3Dプリンターでの造形はシェル(インナーシェル・アウターシェル)とインフィルで成り立っています。このインフィルの設定をどのように最適化していくべきか、私なりに考察していきます。

インフィルの役割

まずは3Dプリンタールアー作りにおいて、インフィルをどのように捉えるか考えてみます。インフィルは造形物の内部に充填されるので、充填率が高ければ積層同士の接地面積が大きくなるので、耐衝撃性は向上します。また、造形の安定にも寄与しており、インフィルが適切に充填されていなければ、内部構造が中空になって造形不良を起こしたりします。

もう一点、ルアー作りに関してはインフィルの果たす重要なポイントが存在しています。それは密度の分散です。均質系素材と偏在系素材の話をしたかと思いますが、3Dプリントルアーは偏在系素材である樹脂を使いながらも、均質系の特徴を製法によって作り出しているのです。

3Dプリンターで出力するために、スライサーソフトを使って3DモデルをGコードへ変換する。

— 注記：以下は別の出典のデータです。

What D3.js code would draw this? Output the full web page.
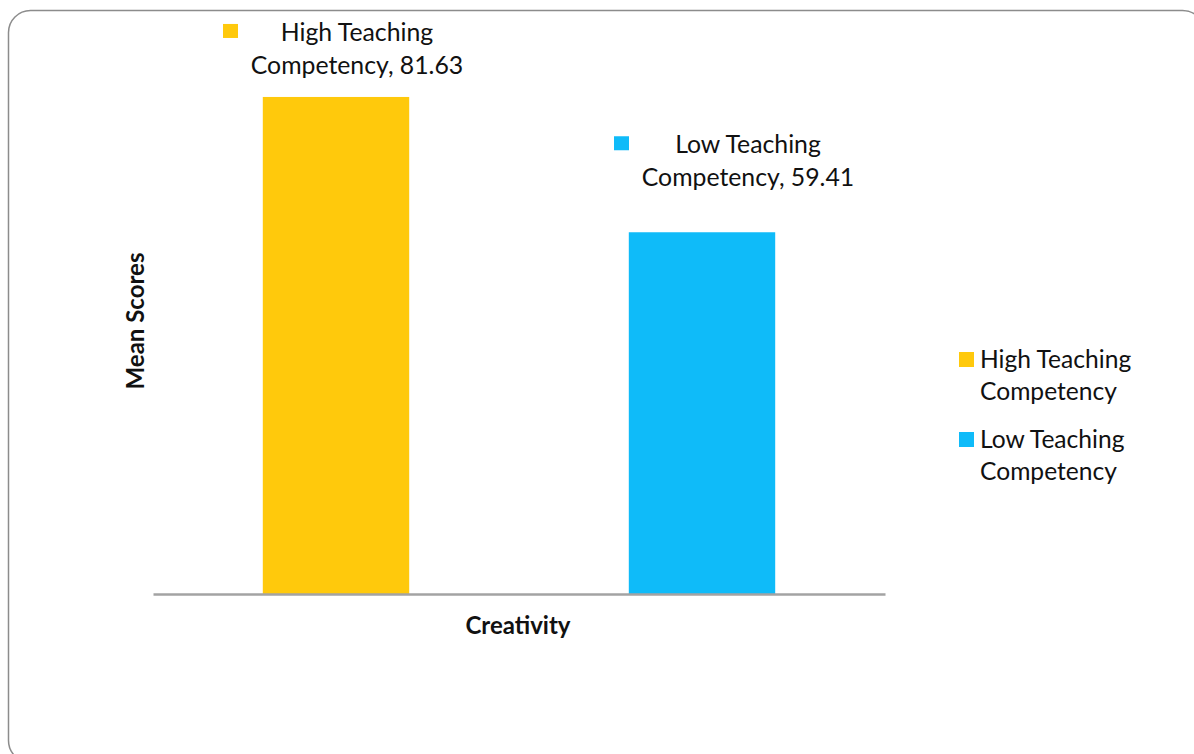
<!DOCTYPE html>
<html>
<head>
<meta charset="utf-8">
<script src="https://cdn.jsdelivr.net/npm/d3@7"></script>
<style>
  html, body { margin: 0; padding: 0; background: #fff; }
  svg { display: block; }
  text { font-family: Lato, "Open Sans", sans-serif; fill: #111; }
</style>
</head>
<body>
<svg id="chart" width="1194" height="754"></svg>
<script>
// Mean creativity scores by teaching competency group
const category = "Creativity";
const seriesNames = ["High Teaching Competency", "Low Teaching Competency"];
const seriesValues = [81.63, 59.41];
const labelLines = [["High Teaching", "Competency, 81.63"], ["Low Teaching", "Competency, 59.41"]];
const legendLines = [["High Teaching", "Competency"], ["Low Teaching", "Competency"]];
const colors = ["#FFC90C", "#0FBBF9"];

const svg = d3.select("#chart");

// outer rounded frame
svg.append("rect")
  .attr("x", 8.5).attr("y", 10.5)
  .attr("width", 1196).attr("height", 752)
  .attr("rx", 22).attr("ry", 22)
  .attr("fill", "none")
  .attr("stroke", "#8c8c8c")
  .attr("stroke-width", 1.5);

const plot = { left: 153, right: 885, top: 46, bottom: 594 };

const x = d3.scaleBand()
  .domain(seriesNames)
  .range([plot.left, plot.right])
  .paddingInner(0.6)
  .paddingOuter(0.3);

const y = d3.scaleLinear()
  .domain([0, 90])
  .range([plot.bottom, plot.top]);

// bars
svg.append("g").selectAll("rect")
  .data(seriesNames)
  .join("rect")
  .attr("x", d => x(d))
  .attr("y", (d, i) => y(seriesValues[i]))
  .attr("width", x.bandwidth())
  .attr("height", (d, i) => y(0) - y(seriesValues[i]))
  .attr("fill", (d, i) => colors[i]);

// category axis baseline
const xAxis = d3.axisBottom(d3.scalePoint().domain([category]).range([plot.left, plot.right]))
  .tickSize(0).tickFormat("");
const axG = svg.append("g").attr("transform", `translate(0,${y(0)})`).call(xAxis);
axG.select(".domain").attr("stroke", "#a3a3a3").attr("stroke-width", 2.5);

// axis titles
svg.append("text")
  .attr("x", (plot.left + plot.right) / 2 - 1)
  .attr("y", 634)
  .attr("text-anchor", "middle")
  .style("font-weight", "bold")
  .style("font-size", "24px")
  .text(category);

svg.append("text")
  .attr("transform", `translate(144,${(plot.top + plot.bottom) / 2 + 1}) rotate(-90)`)
  .attr("text-anchor", "middle")
  .style("font-weight", "bold")
  .style("font-size", "24px")
  .text("Mean Scores");

// data labels with legend keys, placed above each bar
const labelShift = [{ dx: 21, dy: -64 }, { dx: 46, dy: -87 }];
const labels = svg.append("g").selectAll("g")
  .data(seriesNames)
  .join("g")
  .attr("transform", (d, i) => {
    const cx = x(d) + x.bandwidth() / 2 + labelShift[i].dx;
    const cy = y(seriesValues[i]) + labelShift[i].dy;
    return `translate(${cx},${cy})`;
  });

labels.append("rect")
  .attr("x", -134).attr("y", -9)
  .attr("width", 15).attr("height", 14)
  .attr("fill", (d, i) => colors[i]);

labels.each(function (d, i) {
  const g = d3.select(this);
  labelLines[i].forEach((line, k) => {
    g.append("text")
      .attr("x", 0)
      .attr("y", k * 33 + 8)
      .attr("text-anchor", "middle")
      .style("font-size", "24.8px")
      .text(line);
  });
});

// legend
const legend = svg.append("g").attr("transform", "translate(959,352)");
const items = legend.selectAll("g")
  .data(seriesNames)
  .join("g")
  .attr("transform", (d, i) => `translate(0,${i * 80})`);

items.append("rect")
  .attr("x", 0).attr("y", 0)
  .attr("width", 15).attr("height", 15)
  .attr("fill", (d, i) => colors[i]);

items.each(function (d, i) {
  const g = d3.select(this);
  legendLines[i].forEach((line, k) => {
    g.append("text")
      .attr("x", 21)
      .attr("y", 16 + k * 32)
      .style("font-size", "24.6px")
      .text(line);
  });
});
</script>
</body>
</html>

量産品と比べてややレーシーな設定になってしまいますが、シェル部分の厚みを若干薄くし、その分の樹脂を充填に充てています。こうすることで積層強度は十分に保つことができます。一方で射出成形よりも耐衝撃性は劣りますが、積層割れさえ起こさない設定とすれば、靭性を持っているためバルサルアーよりかなりの強度を持っています。

インフィルの種類

ライン
ジャロイド
ハニカム
三角形

力学的な分析に関してはこちらを参照しました。(The Strongest Infill Pattern for Your 3D Prints, by Jackson O’Connell Published Nov 18, 2021)

強度に関して

圧縮強度に関してはライン型、三角形、ハニカムはZ軸方向に強いですが、X、Y方向からの力はZ軸と比べて60%程度の圧縮強度となっています。一方、3Dインフィル(ジャロイド)はどの方向からの圧縮強度も等しく264kgとなっています。最大圧縮強度は他のインフィルに比べれば小さいですが、方向によって弱点が生じることがなく、バランスの良いインフィルと言えます。

印刷時間と樹脂の量

画像右上のプリント時間と樹脂の量に着目していただきたいのですが、3Dインフィル(ジャロイド)が最も完成スピードが速く、また、使用する樹脂量が少ないです。これらのことから、3Dインフィル(ジャロイド)は軽くて強い構造を実現できる構造体ということが言えるでしょう

バランスよくどの方向も強度が保て、尚且つ使用樹脂量も少なく、印刷時間も早いという特徴から、私は3Dプリンタールアーにはジャロイドを採用しています。インフィルひとつとっても、突き詰めてルアー作りにはどれが最適なのか検証することは大事なことだと思っています。